Как и Никольский, как и другие авторы, даже те, кто признают историчность Христа, Барбюс не может отрицать того, что исторические источники дают нам об Иисусе чрезвычайно мало. «Станем, — говорит он, — лицом к лицу с очевидностью… и скажем: имеющаяся у нас и религиозная, и светская документация о происхождении христианства до того момента, когда церковный устав утвердил «невариету» (не подлежащий изменению текст Писания. — И. К.), т. е. в начале V века, почти вся без исключения подлежит сомнению и в принципе не заслуживает доверия. В ней нет ни одной строчки, в которой можно быть уверенным, ничего, что можно утверждать, даже ни одного имени, ни одной даты» [133] . Книги Нового завета не сообщают об Иисусе Христе ничего членораздельного. С особой силой подчеркивает Барбюс то обстоятельство, что о нем не говорят авторы Посланий и Деяний, которые по самому своему положению апостолов больше кого бы то ни было должны были знать о Христе.
133
Н. Barbusse. Les Judas de Jesus. Paris, 1927, p. 82.
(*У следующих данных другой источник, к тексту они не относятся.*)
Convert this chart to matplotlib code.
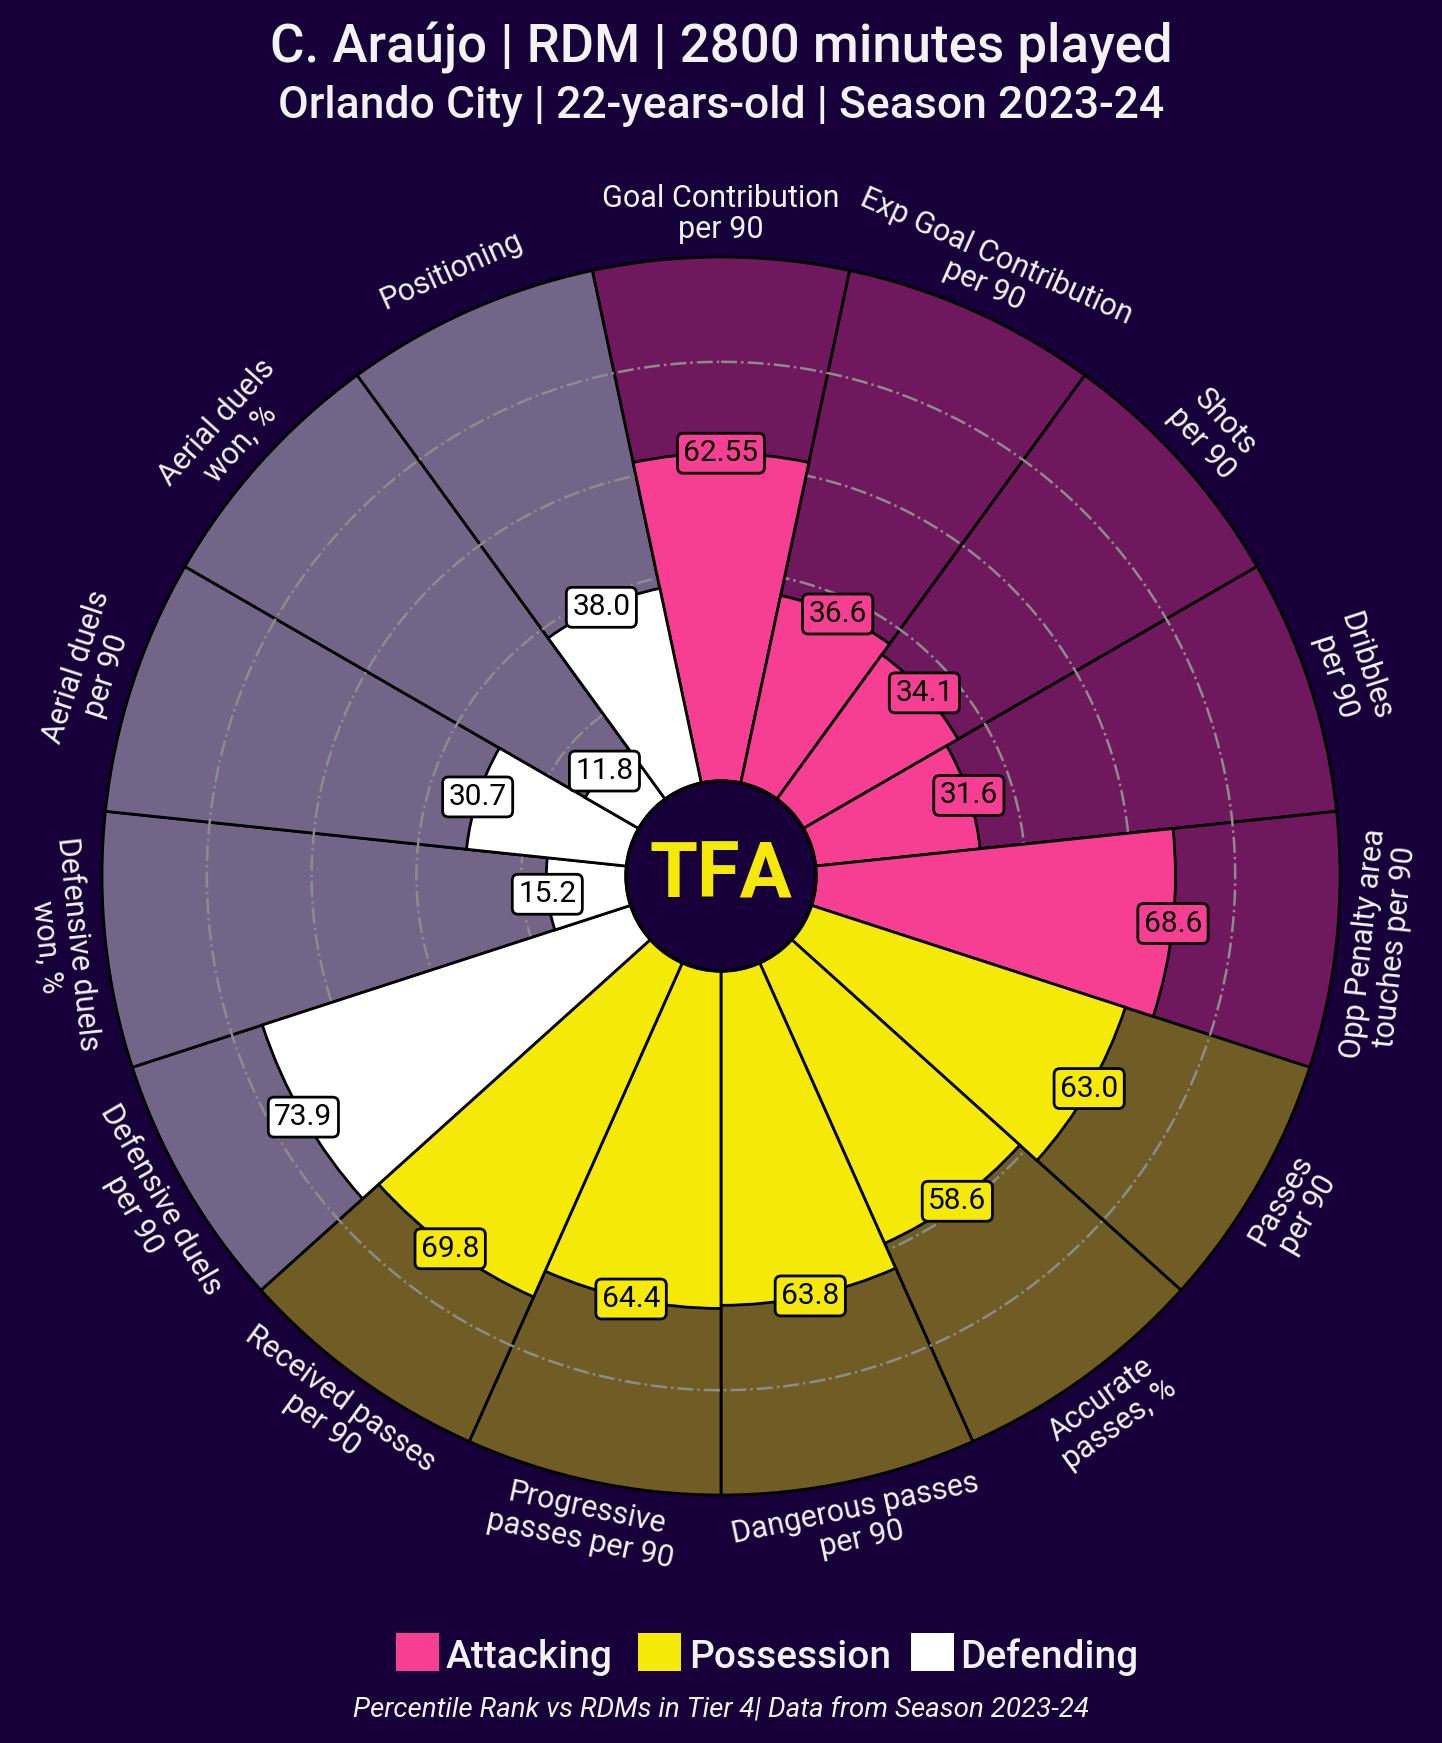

А если они знали, то в высокой степени неправдоподобно, чтобы они не считали себя обязанными рассказать о том, что знали. «Будем говорить, — требует Барбюс, — суровым языком здравого смысла. Если бы мы с вами могли находиться в сношении с богом, если бы жили с ним и долго, в течение ряда лет и месяцев слышали его голос, если даже слово его было передано нам его современниками несколько лет спустя после исчезновения бога, мы считали бы своим долгом распространять его учение, неужели могли бы мы произнести хоть слово или взяться за перо, не сославшись прямо на какую-нибудь черту этой грандиозной конкретной реальности?» [134] . А между тем апостолы, говоря о Христе, пользуются любыми другими источниками, кроме собственных воспоминаний и впечатлений. Обильно применяется терминология и фразеология ветхозаветных пророков, в частности: много говорится о приносимом в жертву агнце, о рабе или отроке божием и фактически ничего о реальном человеческом или богочеловеческом существе. «Кажется невероятным, что, опираясь на пророков, эти пастыри (авторы Деяний и Посланий. — И. К.) никогда не ссылаются на человеческую реальность того бога, с которым они якобы соприкасаются. Особенно надо подчеркнуть: невероятно, что они не ссылаются на эту реальность в каждой строчке» [135] . Сказано достаточно выразительно: невероятно! Иначе говоря, было бы невероятно, если бы при таком положении оказалось, что авторы Деяний и Посланий знали живого Христа.
134
Ibid., p. 56–57.
135
Ibid., p. 55.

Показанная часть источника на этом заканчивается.